Clerk: Well, pop a beer and saddle up.
Me: Really?
Clerk: Yeah, it's Morrison--
Me: Right. Sometimes he's too heady for me but I like him paired with Quitely.
Clerk: And, truly, he's given room to essentially "un-fuck up" the X-Men and does a good job. Just about everything that's followed starts from this.
Me: Cool.
Random patron: Every time I read it, I find something new.
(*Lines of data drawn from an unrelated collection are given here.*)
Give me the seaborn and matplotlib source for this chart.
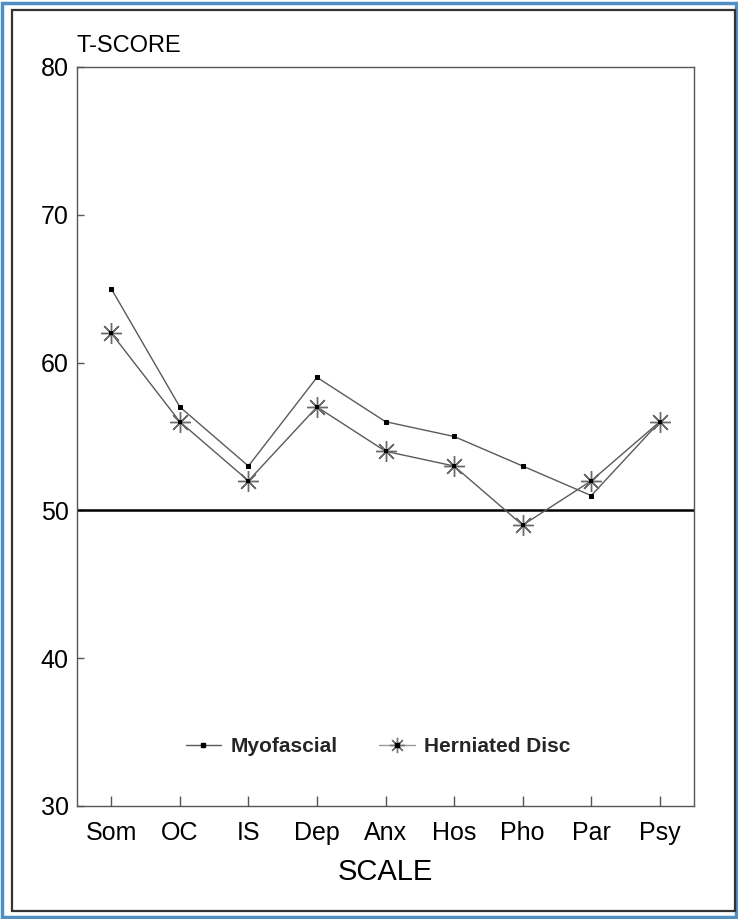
import pandas as pd
import numpy as np
import seaborn as sns
import matplotlib.pyplot as plt
from matplotlib.lines import Line2D
from matplotlib.patches import Rectangle
from matplotlib.legend_handler import HandlerTuple

# values
scales = ['Som', 'OC', 'IS', 'Dep', 'Anx', 'Hos', 'Pho', 'Par', 'Psy']
myofascial = [65, 57, 53, 59, 56, 55, 53, 51, 56]
herniated = [62, 56, 52, 57, 54, 53, 49, 52, 56]
y_ticks = [30, 40, 50, 60, 70, 80]

sns.set_theme(style='white')
plt.rcParams['font.family'] = ['Liberation Sans', 'DejaVu Sans']

df = pd.DataFrame({'scale': scales, 'Myofascial': myofascial, 'Herniated Disc': herniated})

fig = plt.figure(figsize=(7.38, 9.19), dpi=100)
ax = fig.add_axes([0.1043, 0.1230, 0.8362, 0.8041])

line_col = '#5a5a5a'
sns.lineplot(data=df, x='scale', y='Myofascial', ax=ax, color=line_col, lw=1.0,
             marker='s', markersize=3.5, markerfacecolor='black', markeredgecolor='black',
             sort=False)
sns.lineplot(data=df, x='scale', y='Herniated Disc', ax=ax, color=line_col, lw=1.0,
             marker=(8, 2, 0), markersize=15, markeredgecolor='#6a6a6a', markeredgewidth=1.0,
             sort=False)
sns.scatterplot(data=df, x='scale', y='Herniated Disc', ax=ax, color='black', s=10,
                marker='s', linewidth=0, zorder=5)

ax.axhline(50, color='black', lw=1.8, zorder=1)

ax.set_xlim(-0.5, len(scales) - 0.5)
ax.set_ylim(30, 80)
ax.set_yticks(y_ticks)
ax.set_xticks(range(len(scales)))
ax.set_xticklabels(scales)
ax.tick_params(axis='both', direction='in', length=7, width=1, color='#555555',
               labelsize=18, pad=11, labelcolor='black', bottom=True, left=True)
ax.tick_params(axis='y', pad=6, length=5, labelsize=18)
for s in ax.spines.values():
    s.set_color('#555555')
    s.set_linewidth(1.0)
ax.set_xlabel('SCALE', fontsize=21, labelpad=9, color='black')
ax.set_ylabel('')
ax.text(0.0, 1.028, 'T-SCORE', transform=ax.transAxes, fontsize=17,
        ha='left', va='center', color='black')

h_myo = Line2D([], [], color=line_col, lw=1.0, marker='s', markersize=3,
               markerfacecolor='black', markeredgecolor='black')
h_her = Line2D([], [], color='#9a9a9a', lw=1.0, marker=(8, 2, 0), markersize=11,
               markeredgecolor='#7a7a7a')
h_dot = Line2D([], [], ls='none', marker='s', markersize=2.5, color='black')
ax.legend([h_myo, (h_her, h_dot)], ['Myofascial', 'Herniated Disc'],
          handler_map={tuple: HandlerTuple(ndivide=1, pad=0)},
          loc='center', bbox_to_anchor=(0.488, 0.080), ncol=2, frameon=False,
          prop={'size': 15, 'weight': 'bold'}, handlelength=1.7, columnspacing=2.0,
          handletextpad=0.45)

# outer frames
fig.patches.append(Rectangle((0.003, 0.002), 0.994, 0.995, transform=fig.transFigure,
                             fill=False, edgecolor='#4f8fc6', lw=2.5))
fig.patches.append(Rectangle((12 / 738, 1 - 911 / 919), (735 - 12) / 738, (911 - 10) / 919,
                             transform=fig.transFigure, fill=False, edgecolor='#333333', lw=1.6))

fig.savefig('out.png', dpi=100)
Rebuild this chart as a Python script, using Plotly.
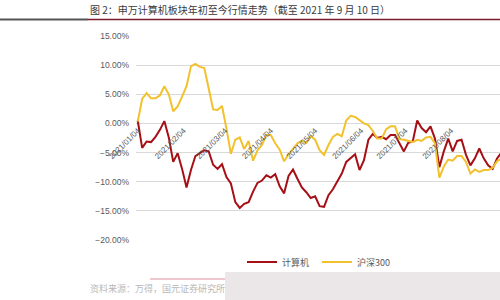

High praise. I'm happy to report that this first volume more than lives up to the hype. While Astonishing X-Men presented the team in Whedon's episodic TV style with serious Big Bads and signature witty banter and exciting cliff hanger reveals in nearly every issue, Morrison's story reads like a dense cinematic thriller with world changing consequences. These are mature characters, weary of battling the world, of being different, sometimes, of each other, and are faced with a villain worthy of their ample power and knowledge.
Morrison does a great job of leaving hints about what's to come throughout the story but it wasn't until I'd finished the story that I realized what he'd done. The villain explains exactly what she'll do and, still, I'm as caught unaware as this gang of heroes. Quitely's art is a little hit or miss for me here. The layouts are spectacular, as always, but his character drawings don't do it for me here (except for his outstanding Wolverine) like his work in JLA: New Earth did or his more recent work on Batman & Robin.
I'll be picking up Volume 2 tomorrow.